-- Begin --

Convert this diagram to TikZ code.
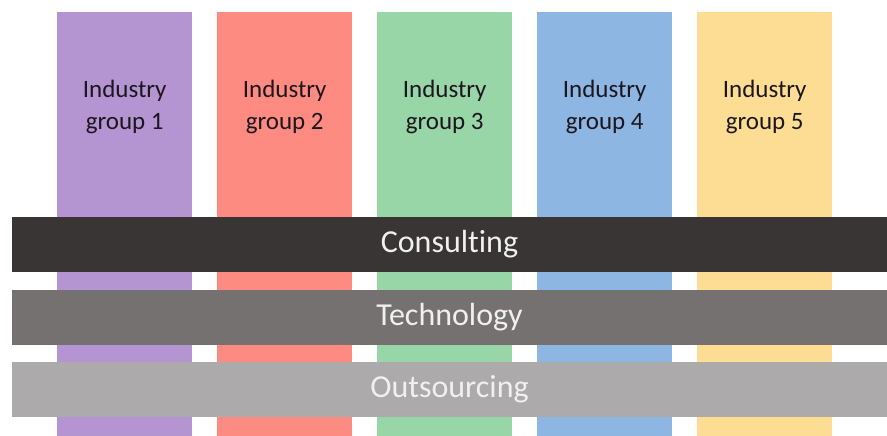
\documentclass[tikz,border=0pt]{standalone}
\usepackage{fontspec}
\setmainfont{Carlito}[RawFeature=-liga]
\usepackage{xcolor}
\usepackage{tikz}
\usetikzlibrary{positioning}
\definecolor{grpPurple}{RGB}{181,149,209}
\definecolor{grpSalmon}{RGB}{254,139,129}
\definecolor{grpGreen}{RGB}{153,214,167}
\definecolor{grpBlue}{RGB}{141,182,226}
\definecolor{grpYellow}{RGB}{253,221,148}
\definecolor{barDark}{RGB}{58,53,53}
\definecolor{barMid}{RGB}{118,113,113}
\definecolor{barLight}{RGB}{172,170,170}
\definecolor{lblInk}{RGB}{28,22,30}

\begin{document}
\begin{tikzpicture}[x=1pt,y=1pt,
  column/.style={rectangle, inner sep=0pt, minimum width=135pt, minimum height=424pt, anchor=north west},
  grplabel/.style={text=lblInk, align=center, font=\fontsize{25}{32}\selectfont},
  bar/.style={rectangle, inner sep=0pt, minimum width=875pt, minimum height=55pt, text=white!94!black, font=\fontsize{32}{36}\selectfont}]
\useasboundingbox (0,0) rectangle (887,-436);
% industry columns
\foreach \i/\c in {1/grpPurple,2/grpSalmon,3/grpGreen,4/grpBlue,5/grpYellow}{
  \node[column, fill=\c] (grp\i) at ({57+160*(\i-1)},-12) {};
  \node[grplabel, below=65pt of grp\i.north] (lbl\i) {Industry\\group \i};
}
% horizontal service bars
\node[bar, fill=barDark] (consult) at (449.5,-244.5) {Consulting};
\node[bar, fill=barMid] (tech) at (449.5,-317) {Technology};
\node[bar, fill=barLight] (outsrc) at (449.5,-389) {Outsourcing};
\end{tikzpicture}
\end{document}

-- End --

Your task — The data above should be repeated exactly, minus any pictures.

The completed task —
Convert this diagram to TikZ code.
\documentclass[tikz,border=0pt]{standalone}
\usepackage{fontspec}
\setmainfont{Carlito}[RawFeature=-liga]
\usepackage{xcolor}
\usepackage{tikz}
\usetikzlibrary{positioning}
\definecolor{grpPurple}{RGB}{181,149,209}
\definecolor{grpSalmon}{RGB}{254,139,129}
\definecolor{grpGreen}{RGB}{153,214,167}
\definecolor{grpBlue}{RGB}{141,182,226}
\definecolor{grpYellow}{RGB}{253,221,148}
\definecolor{barDark}{RGB}{58,53,53}
\definecolor{barMid}{RGB}{118,113,113}
\definecolor{barLight}{RGB}{172,170,170}
\definecolor{lblInk}{RGB}{28,22,30}

\begin{document}
\begin{tikzpicture}[x=1pt,y=1pt,
  column/.style={rectangle, inner sep=0pt, minimum width=135pt, minimum height=424pt, anchor=north west},
  grplabel/.style={text=lblInk, align=center, font=\fontsize{25}{32}\selectfont},
  bar/.style={rectangle, inner sep=0pt, minimum width=875pt, minimum height=55pt, text=white!94!black, font=\fontsize{32}{36}\selectfont}]
\useasboundingbox (0,0) rectangle (887,-436);
% industry columns
\foreach \i/\c in {1/grpPurple,2/grpSalmon,3/grpGreen,4/grpBlue,5/grpYellow}{
  \node[column, fill=\c] (grp\i) at ({57+160*(\i-1)},-12) {};
  \node[grplabel, below=65pt of grp\i.north] (lbl\i) {Industry\\group \i};
}
% horizontal service bars
\node[bar, fill=barDark] (consult) at (449.5,-244.5) {Consulting};
\node[bar, fill=barMid] (tech) at (449.5,-317) {Technology};
\node[bar, fill=barLight] (outsrc) at (449.5,-389) {Outsourcing};
\end{tikzpicture}
\end{document}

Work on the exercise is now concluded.